Return only the lines from the top of the data down to the one that holds "(fbl) -- (fbr);", both included, without any pictures.

Start

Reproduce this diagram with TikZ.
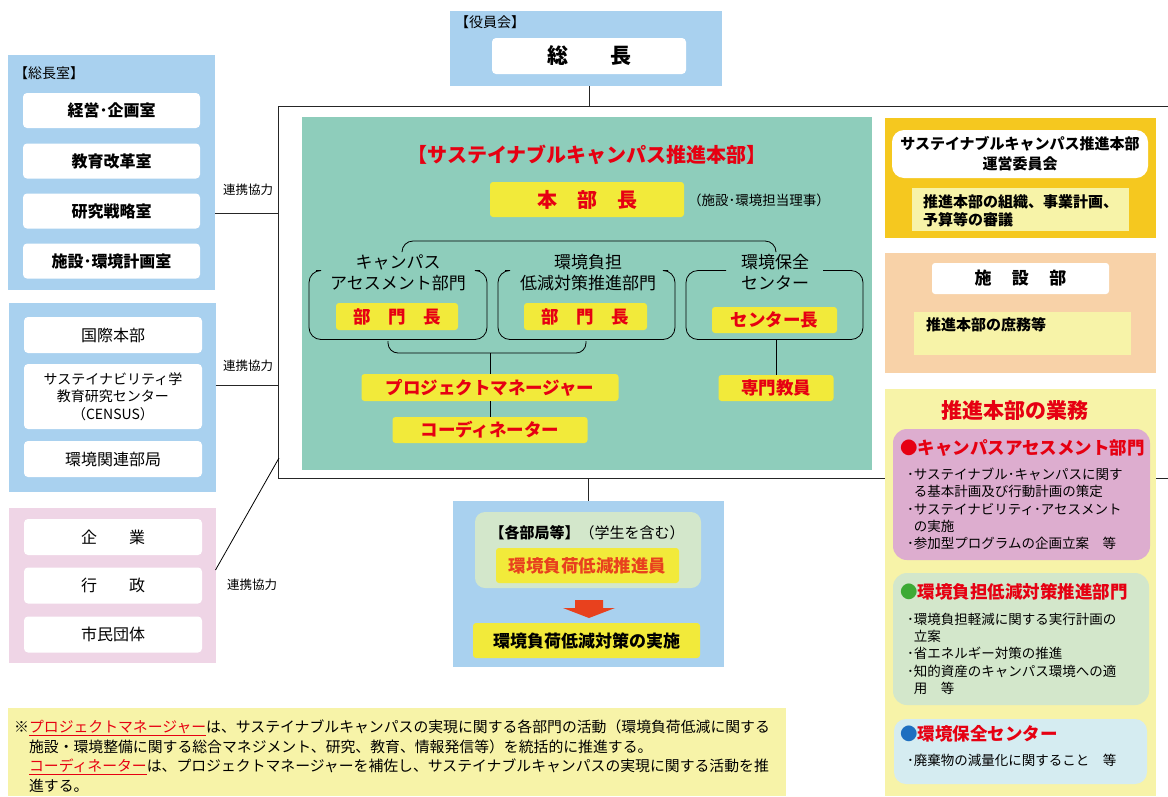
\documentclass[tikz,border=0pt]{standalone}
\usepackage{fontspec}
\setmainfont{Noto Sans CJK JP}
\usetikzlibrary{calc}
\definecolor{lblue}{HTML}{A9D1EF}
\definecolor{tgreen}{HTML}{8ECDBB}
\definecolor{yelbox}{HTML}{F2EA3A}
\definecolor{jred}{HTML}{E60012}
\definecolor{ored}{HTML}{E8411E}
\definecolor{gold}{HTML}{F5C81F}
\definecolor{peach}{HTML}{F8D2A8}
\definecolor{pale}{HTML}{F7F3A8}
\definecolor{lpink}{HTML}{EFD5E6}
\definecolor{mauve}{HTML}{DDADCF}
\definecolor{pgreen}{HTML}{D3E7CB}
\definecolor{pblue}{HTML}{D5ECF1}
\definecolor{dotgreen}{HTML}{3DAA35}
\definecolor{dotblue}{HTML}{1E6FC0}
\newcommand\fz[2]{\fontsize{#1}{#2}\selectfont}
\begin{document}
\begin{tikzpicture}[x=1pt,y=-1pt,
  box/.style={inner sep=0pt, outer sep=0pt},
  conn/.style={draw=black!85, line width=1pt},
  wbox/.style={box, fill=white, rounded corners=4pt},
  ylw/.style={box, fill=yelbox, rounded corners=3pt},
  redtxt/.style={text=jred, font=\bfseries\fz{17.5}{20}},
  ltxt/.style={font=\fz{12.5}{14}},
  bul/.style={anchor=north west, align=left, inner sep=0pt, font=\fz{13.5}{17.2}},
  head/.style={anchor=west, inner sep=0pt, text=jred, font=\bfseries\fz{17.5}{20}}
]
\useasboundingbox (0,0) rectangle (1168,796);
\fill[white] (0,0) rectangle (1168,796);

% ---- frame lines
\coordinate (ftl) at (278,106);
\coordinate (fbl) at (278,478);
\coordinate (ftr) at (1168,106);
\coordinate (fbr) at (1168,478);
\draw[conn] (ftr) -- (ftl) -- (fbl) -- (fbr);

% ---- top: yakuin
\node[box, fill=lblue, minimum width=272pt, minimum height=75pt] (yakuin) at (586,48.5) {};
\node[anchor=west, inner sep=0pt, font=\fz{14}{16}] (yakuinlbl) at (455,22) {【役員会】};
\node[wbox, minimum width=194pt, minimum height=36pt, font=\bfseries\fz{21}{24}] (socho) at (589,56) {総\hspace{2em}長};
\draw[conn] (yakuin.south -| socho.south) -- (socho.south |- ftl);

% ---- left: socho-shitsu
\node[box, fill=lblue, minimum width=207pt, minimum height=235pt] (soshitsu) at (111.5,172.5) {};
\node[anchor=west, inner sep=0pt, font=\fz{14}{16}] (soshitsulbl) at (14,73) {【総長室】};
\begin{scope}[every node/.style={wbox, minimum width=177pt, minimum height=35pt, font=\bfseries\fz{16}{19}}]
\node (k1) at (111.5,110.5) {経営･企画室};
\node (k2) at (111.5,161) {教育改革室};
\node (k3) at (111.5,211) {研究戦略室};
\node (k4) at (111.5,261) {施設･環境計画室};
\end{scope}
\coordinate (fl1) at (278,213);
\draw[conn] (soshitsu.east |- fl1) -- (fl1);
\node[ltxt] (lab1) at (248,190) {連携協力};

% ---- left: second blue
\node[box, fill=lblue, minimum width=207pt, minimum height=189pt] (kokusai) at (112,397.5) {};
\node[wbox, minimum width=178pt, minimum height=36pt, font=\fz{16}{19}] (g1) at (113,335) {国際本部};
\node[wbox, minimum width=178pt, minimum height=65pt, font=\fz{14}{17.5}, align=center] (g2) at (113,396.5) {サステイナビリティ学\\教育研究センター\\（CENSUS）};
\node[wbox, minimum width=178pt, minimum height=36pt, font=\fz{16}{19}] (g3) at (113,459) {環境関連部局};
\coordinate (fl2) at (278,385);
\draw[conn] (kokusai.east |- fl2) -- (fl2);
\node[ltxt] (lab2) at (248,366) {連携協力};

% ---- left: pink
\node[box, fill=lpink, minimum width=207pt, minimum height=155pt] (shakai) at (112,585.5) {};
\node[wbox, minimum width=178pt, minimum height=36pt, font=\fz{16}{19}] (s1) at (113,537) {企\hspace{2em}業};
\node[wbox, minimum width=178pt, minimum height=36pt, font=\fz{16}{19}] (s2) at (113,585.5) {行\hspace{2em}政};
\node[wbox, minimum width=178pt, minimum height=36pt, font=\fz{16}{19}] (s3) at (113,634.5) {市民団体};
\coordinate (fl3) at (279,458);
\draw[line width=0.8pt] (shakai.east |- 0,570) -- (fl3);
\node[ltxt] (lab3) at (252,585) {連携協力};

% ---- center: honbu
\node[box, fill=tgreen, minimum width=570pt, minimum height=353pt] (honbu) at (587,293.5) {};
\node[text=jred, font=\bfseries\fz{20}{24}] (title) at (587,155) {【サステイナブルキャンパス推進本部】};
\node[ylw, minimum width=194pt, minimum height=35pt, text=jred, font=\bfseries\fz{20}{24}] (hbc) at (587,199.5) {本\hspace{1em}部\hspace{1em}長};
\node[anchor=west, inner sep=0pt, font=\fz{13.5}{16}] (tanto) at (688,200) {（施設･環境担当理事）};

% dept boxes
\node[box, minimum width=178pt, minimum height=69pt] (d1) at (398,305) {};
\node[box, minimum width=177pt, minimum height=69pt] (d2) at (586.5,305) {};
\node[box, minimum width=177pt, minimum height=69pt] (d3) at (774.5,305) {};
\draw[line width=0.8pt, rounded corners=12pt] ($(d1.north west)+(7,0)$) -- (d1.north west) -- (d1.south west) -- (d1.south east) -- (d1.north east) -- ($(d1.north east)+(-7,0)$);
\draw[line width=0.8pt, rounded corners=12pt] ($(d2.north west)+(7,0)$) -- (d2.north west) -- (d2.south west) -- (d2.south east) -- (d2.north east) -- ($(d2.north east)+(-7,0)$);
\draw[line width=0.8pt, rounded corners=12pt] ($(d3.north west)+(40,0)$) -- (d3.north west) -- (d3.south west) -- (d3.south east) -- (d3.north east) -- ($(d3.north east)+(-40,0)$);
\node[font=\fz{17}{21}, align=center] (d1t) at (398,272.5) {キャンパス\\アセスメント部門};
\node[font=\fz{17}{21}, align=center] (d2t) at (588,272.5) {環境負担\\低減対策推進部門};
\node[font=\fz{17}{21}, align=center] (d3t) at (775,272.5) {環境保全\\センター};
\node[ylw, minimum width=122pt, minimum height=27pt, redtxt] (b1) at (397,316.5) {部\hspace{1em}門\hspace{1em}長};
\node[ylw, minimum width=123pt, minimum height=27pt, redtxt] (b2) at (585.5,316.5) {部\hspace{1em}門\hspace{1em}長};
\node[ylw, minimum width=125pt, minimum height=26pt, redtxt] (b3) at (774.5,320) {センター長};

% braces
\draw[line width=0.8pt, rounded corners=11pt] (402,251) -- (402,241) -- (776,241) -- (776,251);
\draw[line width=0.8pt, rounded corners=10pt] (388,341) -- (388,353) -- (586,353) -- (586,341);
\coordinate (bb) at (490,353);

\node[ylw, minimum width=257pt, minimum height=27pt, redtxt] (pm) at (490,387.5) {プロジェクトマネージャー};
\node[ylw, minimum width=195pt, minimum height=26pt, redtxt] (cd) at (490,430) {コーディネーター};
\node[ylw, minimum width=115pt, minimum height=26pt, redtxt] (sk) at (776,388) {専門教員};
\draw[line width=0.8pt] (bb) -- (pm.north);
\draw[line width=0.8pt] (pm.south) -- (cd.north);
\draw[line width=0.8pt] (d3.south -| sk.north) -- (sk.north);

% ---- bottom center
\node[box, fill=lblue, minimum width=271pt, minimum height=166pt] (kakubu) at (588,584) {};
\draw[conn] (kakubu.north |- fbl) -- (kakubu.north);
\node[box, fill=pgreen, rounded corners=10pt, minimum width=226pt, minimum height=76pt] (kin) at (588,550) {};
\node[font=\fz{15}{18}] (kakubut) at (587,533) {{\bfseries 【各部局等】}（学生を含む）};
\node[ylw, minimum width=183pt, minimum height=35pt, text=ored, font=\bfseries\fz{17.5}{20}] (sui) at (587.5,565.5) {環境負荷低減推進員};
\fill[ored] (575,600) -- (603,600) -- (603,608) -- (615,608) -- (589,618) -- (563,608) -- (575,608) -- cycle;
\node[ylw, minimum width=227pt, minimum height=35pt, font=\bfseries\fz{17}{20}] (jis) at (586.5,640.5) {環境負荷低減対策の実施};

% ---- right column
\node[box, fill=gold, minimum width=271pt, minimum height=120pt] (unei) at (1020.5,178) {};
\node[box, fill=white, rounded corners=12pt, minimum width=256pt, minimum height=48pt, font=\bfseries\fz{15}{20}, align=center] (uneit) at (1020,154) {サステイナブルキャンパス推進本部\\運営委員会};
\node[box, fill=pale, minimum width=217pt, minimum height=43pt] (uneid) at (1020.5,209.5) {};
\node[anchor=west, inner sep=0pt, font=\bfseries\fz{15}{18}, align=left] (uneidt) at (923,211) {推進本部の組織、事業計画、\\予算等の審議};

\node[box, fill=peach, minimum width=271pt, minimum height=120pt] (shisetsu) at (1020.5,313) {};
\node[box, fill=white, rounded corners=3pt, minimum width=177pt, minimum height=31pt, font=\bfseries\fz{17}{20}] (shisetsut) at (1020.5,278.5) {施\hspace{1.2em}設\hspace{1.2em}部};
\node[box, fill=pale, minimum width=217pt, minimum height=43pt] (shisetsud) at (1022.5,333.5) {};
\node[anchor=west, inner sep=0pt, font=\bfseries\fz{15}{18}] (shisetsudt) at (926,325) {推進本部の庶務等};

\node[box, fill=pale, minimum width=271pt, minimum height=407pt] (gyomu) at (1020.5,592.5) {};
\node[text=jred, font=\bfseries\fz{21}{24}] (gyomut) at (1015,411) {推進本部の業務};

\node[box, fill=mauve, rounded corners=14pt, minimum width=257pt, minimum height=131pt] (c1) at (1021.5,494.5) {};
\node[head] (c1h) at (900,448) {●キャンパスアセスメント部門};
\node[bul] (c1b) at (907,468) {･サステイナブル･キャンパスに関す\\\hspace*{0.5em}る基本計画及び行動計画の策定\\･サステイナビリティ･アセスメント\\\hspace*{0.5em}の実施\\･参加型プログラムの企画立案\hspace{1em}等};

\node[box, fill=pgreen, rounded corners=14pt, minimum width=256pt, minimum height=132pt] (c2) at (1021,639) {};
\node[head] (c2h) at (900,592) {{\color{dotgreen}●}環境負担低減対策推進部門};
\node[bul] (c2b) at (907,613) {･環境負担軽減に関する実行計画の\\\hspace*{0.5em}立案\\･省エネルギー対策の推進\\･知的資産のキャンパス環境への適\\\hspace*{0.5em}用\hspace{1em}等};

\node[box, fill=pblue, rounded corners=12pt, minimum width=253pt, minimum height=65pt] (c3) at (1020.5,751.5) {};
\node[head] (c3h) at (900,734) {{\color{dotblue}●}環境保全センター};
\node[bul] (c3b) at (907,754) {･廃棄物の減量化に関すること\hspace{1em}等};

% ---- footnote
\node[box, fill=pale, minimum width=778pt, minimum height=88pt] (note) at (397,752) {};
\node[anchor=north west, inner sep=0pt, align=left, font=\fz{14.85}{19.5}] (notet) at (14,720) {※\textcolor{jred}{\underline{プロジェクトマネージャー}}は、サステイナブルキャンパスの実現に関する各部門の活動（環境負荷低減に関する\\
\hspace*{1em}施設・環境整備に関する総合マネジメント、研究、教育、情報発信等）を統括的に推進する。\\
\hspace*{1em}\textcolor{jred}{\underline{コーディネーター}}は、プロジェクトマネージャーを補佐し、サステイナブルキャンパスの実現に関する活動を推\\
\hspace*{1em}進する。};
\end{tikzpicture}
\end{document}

End

■ Finished answer ■
Reproduce this diagram with TikZ.
\documentclass[tikz,border=0pt]{standalone}
\usepackage{fontspec}
\setmainfont{Noto Sans CJK JP}
\usetikzlibrary{calc}
\definecolor{lblue}{HTML}{A9D1EF}
\definecolor{tgreen}{HTML}{8ECDBB}
\definecolor{yelbox}{HTML}{F2EA3A}
\definecolor{jred}{HTML}{E60012}
\definecolor{ored}{HTML}{E8411E}
\definecolor{gold}{HTML}{F5C81F}
\definecolor{peach}{HTML}{F8D2A8}
\definecolor{pale}{HTML}{F7F3A8}
\definecolor{lpink}{HTML}{EFD5E6}
\definecolor{mauve}{HTML}{DDADCF}
\definecolor{pgreen}{HTML}{D3E7CB}
\definecolor{pblue}{HTML}{D5ECF1}
\definecolor{dotgreen}{HTML}{3DAA35}
\definecolor{dotblue}{HTML}{1E6FC0}
\newcommand\fz[2]{\fontsize{#1}{#2}\selectfont}
\begin{document}
\begin{tikzpicture}[x=1pt,y=-1pt,
  box/.style={inner sep=0pt, outer sep=0pt},
  conn/.style={draw=black!85, line width=1pt},
  wbox/.style={box, fill=white, rounded corners=4pt},
  ylw/.style={box, fill=yelbox, rounded corners=3pt},
  redtxt/.style={text=jred, font=\bfseries\fz{17.5}{20}},
  ltxt/.style={font=\fz{12.5}{14}},
  bul/.style={anchor=north west, align=left, inner sep=0pt, font=\fz{13.5}{17.2}},
  head/.style={anchor=west, inner sep=0pt, text=jred, font=\bfseries\fz{17.5}{20}}
]
\useasboundingbox (0,0) rectangle (1168,796);
\fill[white] (0,0) rectangle (1168,796);

% ---- frame lines
\coordinate (ftl) at (278,106);
\coordinate (fbl) at (278,478);
\coordinate (ftr) at (1168,106);
\coordinate (fbr) at (1168,478);
\draw[conn] (ftr) -- (ftl) -- (fbl) -- (fbr);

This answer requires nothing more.